Is Wisdom Necessary to Achieve Happiness?

Paige Morrison- Aparicio PM

Aristotle argues that a child cannot fully understand happiness due to lack of life experiences. Ever since we were born, we are familiar with the concepts of pleasure and pain, good and bad. We know what we like and what we don’t like. “…in educating the young, we use please and pain as the rudders of their course” [1]. Therefore, pleasure connects with our innermost understandings of our nature. Although, pleasure and wisdom must be aligned. “…it is reasonable to suppose that the time passes more pleasantly with those who possess, than those who are seeking knowledge” [2]. Aristotle explains that one is happier when they are among others who are smart, rather than those who are still in search of learning. Therefore, a child, who has yet to fully develop their brain and is still learning from the world around them, cannot yet reach the level of happiness that Aristotle is describing.

“…the life which consists in the exercise of reason will also be divine in comparison with human life” [2]. This means that man is happiest when they do what is most natural to them; the most natural thing being the exercise of reason, and therefore when man is wise, they will be happiest. A child has not yet had the life experiences to learn and gain knowledge of reason.

Another point of view referenced in Aristotle’s teachings is that we cannot be happy without external goods. “…there are some things whose absence takes the bloom off our happiness, as good birth, the blessing of children, personal beauty…” [3]. Some may say that one cannot be truly happy until they have either found love or had the blessing of children. Since children cannot yet bear a child, know the pleasure of making friends, or find true love in a spouse, then one may think that they don’t have the capacity to know how happy they have the potential to be.

Although, one could argue, in the same way, since a child cannot know the pain of losing friend, the struggle of appearance, or being of low birth, then they have not yet experienced the harmful things in life. Therefore, they may actually be the happiest in life; ignorance could be bliss.

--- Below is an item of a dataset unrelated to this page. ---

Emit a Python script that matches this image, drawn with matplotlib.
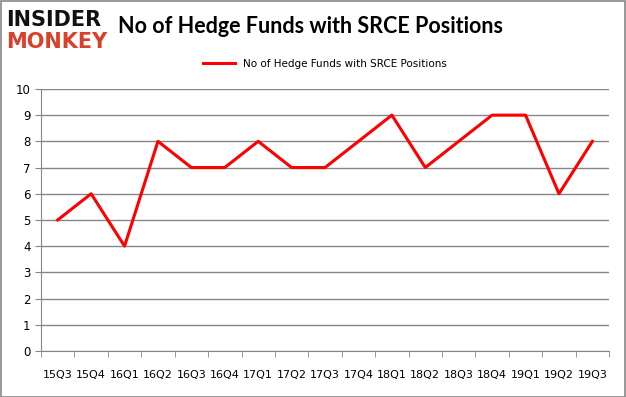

For example, our society as a whole has been consistently facing issues within the realm of politics. Even though the closest of friends and even family find themselves arguing over their opposing viewpoints. This leads to friction, which causes a level of unhappiness at our dinner table. However, hypothetically, if we were to be unware of the current political circumstances, then less conflicts would arise and a happier environment would persist. In this way, one would have to sacrifice wisdom to maintain our happiness. Yet Aristotle says that must have wisdom to truly understand happiness. In this situation, the opposite is true. Wisdom is unhappiness; ignorance is bliss.

 

[1] Aristotle. “The Nicomachean Ethics.” How to Find Happiness Without a Free Lunch, 2017, Ed. Bernardo Aparicio (Ursuline Academy, 2017), Book X: Ch. 1.

[2] Aristotle. “The Nicomachean Ethics.” How to Find Happiness Without a Free Lunch, 2017, Ed. Bernardo Aparicio (Ursuline Academy, 2017), Book X: Ch. 7.

[3] Aristotle. “The Nicomachean Ethics.” How to Find Happiness Without a Free Lunch, 2017, Ed. Bernardo Aparicio (Ursuline Academy, 2017), Book 1: Ch. 8.